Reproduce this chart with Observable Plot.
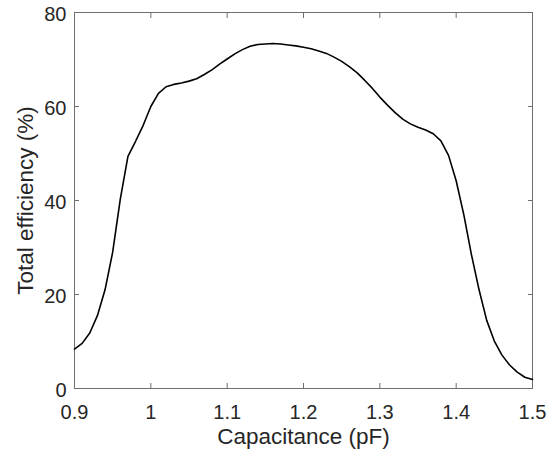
<!DOCTYPE html>
<html>
<head>
<meta charset="utf-8">
<script src="https://cdn.jsdelivr.net/npm/d3@7"></script>
<script src="https://cdn.jsdelivr.net/npm/@observablehq/plot@0.6"></script>
<style>
  html, body { margin: 0; padding: 0; background: #fff; }
  #chart svg { display: block; }
</style>
</head>
<body>
<div id="chart"></div>
<script>
const capacitance = [
  0.90, 0.91, 0.92, 0.93, 0.94, 0.95, 0.96, 0.97, 0.98, 0.99,
  1.00, 1.01, 1.02, 1.03, 1.04, 1.05, 1.06, 1.07, 1.08, 1.09,
  1.10, 1.11, 1.12, 1.13, 1.14, 1.15, 1.16, 1.17, 1.18, 1.19,
  1.20, 1.21, 1.22, 1.23, 1.24, 1.25, 1.26, 1.27, 1.28, 1.29,
  1.30, 1.31, 1.32, 1.33, 1.34, 1.35, 1.36, 1.37, 1.38, 1.39,
  1.40, 1.41, 1.42, 1.43, 1.44, 1.45, 1.46, 1.47, 1.48, 1.49, 1.50
];
const efficiency = [
  8.4, 9.6, 11.8, 15.5, 21.0, 29.0, 40.3, 49.4, 52.6, 56.0,
  60.0, 62.8, 64.2, 64.7, 65.0, 65.4, 65.9, 66.8, 67.8, 69.0,
  70.1, 71.2, 72.1, 72.8, 73.2, 73.3, 73.4, 73.3, 73.1, 72.9,
  72.6, 72.3, 71.8, 71.3, 70.5, 69.6, 68.5, 67.2, 65.6, 63.9,
  62.0, 60.3, 58.7, 57.3, 56.3, 55.6, 55.0, 54.2, 52.7, 49.6,
  44.2, 37.0, 28.5, 21.0, 14.5, 10.1, 7.1, 5.0, 3.5, 2.4, 1.9
];
const xTicks = [0.9, 1.0, 1.1, 1.2, 1.3, 1.4, 1.5];
const yTicks = [0, 20, 40, 60, 80];
const xLabel = "Capacitance (pF)";
const yLabel = "Total efficiency (%)";

const data = capacitance.map((c, i) => ({c, e: efficiency[i]}));
const fmt = d => String(+d.toFixed(1));
const axisColor = "#262626";
const frameColor = "#6e6e6e";

const chart = Plot.plot({
  width: 560,
  height: 457,
  marginLeft: 74,
  marginRight: 28,
  marginTop: 12,
  marginBottom: 69,
  style: {fontFamily: "'Liberation Sans', Arial, Helvetica, sans-serif", fontSize: "20px", color: axisColor, background: "#fff"},
  x: {domain: [0.9, 1.5]},
  y: {domain: [0, 80]},
  marks: [
    // tick labels
    Plot.axisX(xTicks, {anchor: "bottom", tickSize: 0, tickPadding: 16, tickFormat: fmt, label: null, fontSize: 20}),
    Plot.axisY(yTicks, {anchor: "left", tickSize: 0, tickPadding: 8, dy: 2, label: null, fontSize: 20}),
    // inward ticks on all four sides
    Plot.axisX(xTicks, {anchor: "bottom", tickSize: 5, dy: -5, tickFormat: () => "", label: null, stroke: frameColor}),
    Plot.axisX(xTicks, {anchor: "top", tickSize: 5, dy: 5, tickFormat: () => "", label: null, stroke: frameColor}),
    Plot.axisY(yTicks, {anchor: "left", tickSize: 5, dx: 5, tickFormat: () => "", label: null, stroke: frameColor}),
    Plot.axisY(yTicks, {anchor: "right", tickSize: 5, dx: -5, tickFormat: () => "", label: null, stroke: frameColor}),
    Plot.frame({stroke: frameColor, strokeWidth: 1}),
    Plot.line(data, {x: "c", y: "e", stroke: "#000", strokeWidth: 1.6}),
    Plot.text([xLabel], {text: d => d, frameAnchor: "bottom", dy: 55, fontSize: 22.5, fill: axisColor}),
    Plot.text([yLabel], {text: d => d, frameAnchor: "left", textAnchor: "middle", dx: -49, rotate: -90, fontSize: 22.5, fill: axisColor})
  ]
});
document.getElementById("chart").appendChild(chart);
</script>
</body>
</html>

_Direction_
Quote every line word for word and keep the images out of the copy.

_The completed task_
Reproduce this chart with Observable Plot.
<!DOCTYPE html>
<html>
<head>
<meta charset="utf-8">
<script src="https://cdn.jsdelivr.net/npm/d3@7"></script>
<script src="https://cdn.jsdelivr.net/npm/@observablehq/plot@0.6"></script>
<style>
  html, body { margin: 0; padding: 0; background: #fff; }
  #chart svg { display: block; }
</style>
</head>
<body>
<div id="chart"></div>
<script>
const capacitance = [
  0.90, 0.91, 0.92, 0.93, 0.94, 0.95, 0.96, 0.97, 0.98, 0.99,
  1.00, 1.01, 1.02, 1.03, 1.04, 1.05, 1.06, 1.07, 1.08, 1.09,
  1.10, 1.11, 1.12, 1.13, 1.14, 1.15, 1.16, 1.17, 1.18, 1.19,
  1.20, 1.21, 1.22, 1.23, 1.24, 1.25, 1.26, 1.27, 1.28, 1.29,
  1.30, 1.31, 1.32, 1.33, 1.34, 1.35, 1.36, 1.37, 1.38, 1.39,
  1.40, 1.41, 1.42, 1.43, 1.44, 1.45, 1.46, 1.47, 1.48, 1.49, 1.50
];
const efficiency = [
  8.4, 9.6, 11.8, 15.5, 21.0, 29.0, 40.3, 49.4, 52.6, 56.0,
  60.0, 62.8, 64.2, 64.7, 65.0, 65.4, 65.9, 66.8, 67.8, 69.0,
  70.1, 71.2, 72.1, 72.8, 73.2, 73.3, 73.4, 73.3, 73.1, 72.9,
  72.6, 72.3, 71.8, 71.3, 70.5, 69.6, 68.5, 67.2, 65.6, 63.9,
  62.0, 60.3, 58.7, 57.3, 56.3, 55.6, 55.0, 54.2, 52.7, 49.6,
  44.2, 37.0, 28.5, 21.0, 14.5, 10.1, 7.1, 5.0, 3.5, 2.4, 1.9
];
const xTicks = [0.9, 1.0, 1.1, 1.2, 1.3, 1.4, 1.5];
const yTicks = [0, 20, 40, 60, 80];
const xLabel = "Capacitance (pF)";
const yLabel = "Total efficiency (%)";

const data = capacitance.map((c, i) => ({c, e: efficiency[i]}));
const fmt = d => String(+d.toFixed(1));
const axisColor = "#262626";
const frameColor = "#6e6e6e";

const chart = Plot.plot({
  width: 560,
  height: 457,
  marginLeft: 74,
  marginRight: 28,
  marginTop: 12,
  marginBottom: 69,
  style: {fontFamily: "'Liberation Sans', Arial, Helvetica, sans-serif", fontSize: "20px", color: axisColor, background: "#fff"},
  x: {domain: [0.9, 1.5]},
  y: {domain: [0, 80]},
  marks: [
    // tick labels
    Plot.axisX(xTicks, {anchor: "bottom", tickSize: 0, tickPadding: 16, tickFormat: fmt, label: null, fontSize: 20}),
    Plot.axisY(yTicks, {anchor: "left", tickSize: 0, tickPadding: 8, dy: 2, label: null, fontSize: 20}),
    // inward ticks on all four sides
    Plot.axisX(xTicks, {anchor: "bottom", tickSize: 5, dy: -5, tickFormat: () => "", label: null, stroke: frameColor}),
    Plot.axisX(xTicks, {anchor: "top", tickSize: 5, dy: 5, tickFormat: () => "", label: null, stroke: frameColor}),
    Plot.axisY(yTicks, {anchor: "left", tickSize: 5, dx: 5, tickFormat: () => "", label: null, stroke: frameColor}),
    Plot.axisY(yTicks, {anchor: "right", tickSize: 5, dx: -5, tickFormat: () => "", label: null, stroke: frameColor}),
    Plot.frame({stroke: frameColor, strokeWidth: 1}),
    Plot.line(data, {x: "c", y: "e", stroke: "#000", strokeWidth: 1.6}),
    Plot.text([xLabel], {text: d => d, frameAnchor: "bottom", dy: 55, fontSize: 22.5, fill: axisColor}),
    Plot.text([yLabel], {text: d => d, frameAnchor: "left", textAnchor: "middle", dx: -49, rotate: -90, fontSize: 22.5, fill: axisColor})
  ]
});
document.getElementById("chart").appendChild(chart);
</script>
</body>
</html>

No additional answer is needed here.